Git under the hood
Objectives
Verify that branches are pointers to commits and extremely lightweight.
Instructor note
10 min teaching/type-along
15 min exercise
Down the rabbit hole
When working with Git, you will never need to go inside .git, but in this exercise we will, in order to learn about how branches are implemented in Git.
For this exercise create a new repository and commit a couple of changes.
Now that we’ve made a couple of commits let us look at what is happening under the hood.
$ cd .git
$ ls -l
drwxr-xr-x - user 25 Aug 15:51 branches
.rw-r--r-- 499 user 25 Aug 15:52 COMMIT_EDITMSG
.rw-r--r-- 92 user 25 Aug 15:51 config
.rw-r--r-- 73 user 25 Aug 15:51 description
.rw-r--r-- 21 user 25 Aug 15:51 HEAD
drwxr-xr-x - user 25 Aug 15:51 hooks
.rw-r--r-- 137 user 25 Aug 15:52 index
drwxr-xr-x - user 25 Aug 15:51 info
drwxr-xr-x - user 25 Aug 15:52 logs
drwxr-xr-x - user 25 Aug 15:52 objects
drwxr-xr-x - user 25 Aug 15:51 refs
Git stores everything under the .git folder in your repository. In fact, the .git directory is the Git repository.
Previously when you wrote the commit messages using your text editor, they
were in fact saved to COMMIT_EDITMSG
.
Each commit in Git is stored as a “blob”. This blob contains information about the author and the commit message. The blob references another blob that lists the files present in the directory at the time and references blobs that record the state of each file.
Commits are referenced by a SHA-1 hash (a 40-character hexadecimal string).
Once you have several commits, each commit blob also links to the hash of the previous commit. The commits form a directed acyclic graph (do not worry if the term is not familiar).
All branches and tags in Git are pointers to commits.
Git is basically a content-addressed storage system
Content address is the content digest (SHA-1 checksum)
Stored data does not change - so when we modify commits, we always create new commits. Git doesn’t delete these right away, which is why it is very hard to lose data if you commit it once.
Let us poke a bit into raw objects! Start with:
$ git cat-file -p HEAD
Then explore the tree
object, then the file
object, etc. recursively using the hashes you see.
Demonstration: experimenting with branches
Let us lift the hood and create few branches manually. The goal of this exercise is to hopefully create an “Aha!” moment and provide us a good understanding of the underlying model.
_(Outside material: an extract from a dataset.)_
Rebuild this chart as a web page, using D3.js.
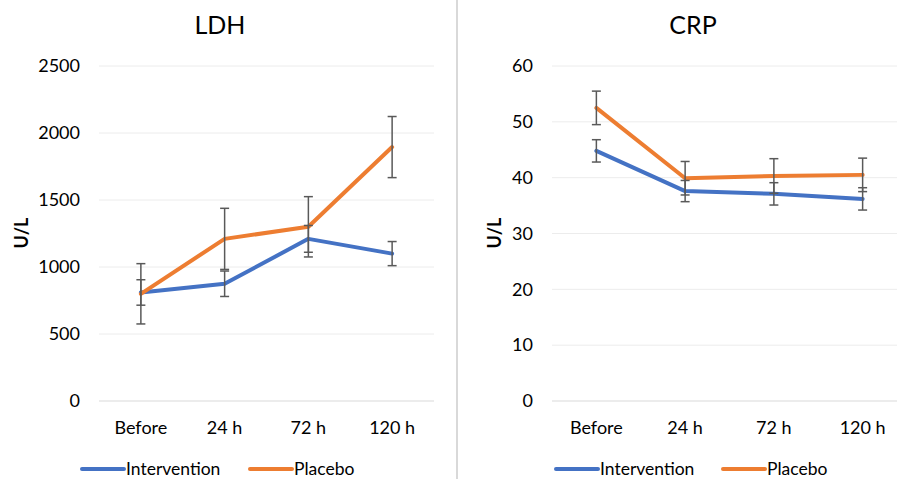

We are starting from the main
branch and create an idea
branch:
$ git status
On branch main
nothing to commit, working tree clean
$ git switch --create idea
Switched to a new branch 'idea'
$ git branch
* idea
main
Now let us go in:
$ cd .git
$ cd refs/heads
$ ls -l
.rw-r--r-- 41 user 25 Aug 15:54 idea
.rw-r--r-- 41 user 25 Aug 15:52 main
Let us check what the idea
file looks like
(do not worry if the hash is different):
$ cat idea
045e3db14740c60684d745e5fb891ae71e335611
Now let us replicate this file:
$ cp idea idea-2
$ cp idea idea-3
$ cp idea idea-4
$ cp idea idea-5
Let us go up two levels and inspect the file HEAD
:
$ cd ../..
$ cat HEAD
ref: refs/heads/idea
Let us open this file and change it to:
ref: refs/heads/idea-3
Now we are ready for the aha moment! First let us go back to the working area:
$ cd ..
Now - on which branch are we?
$ git branch
idea
idea-2
* idea-3
idea-4
idea-5
main
Discussion
Discuss the findings with other course participants.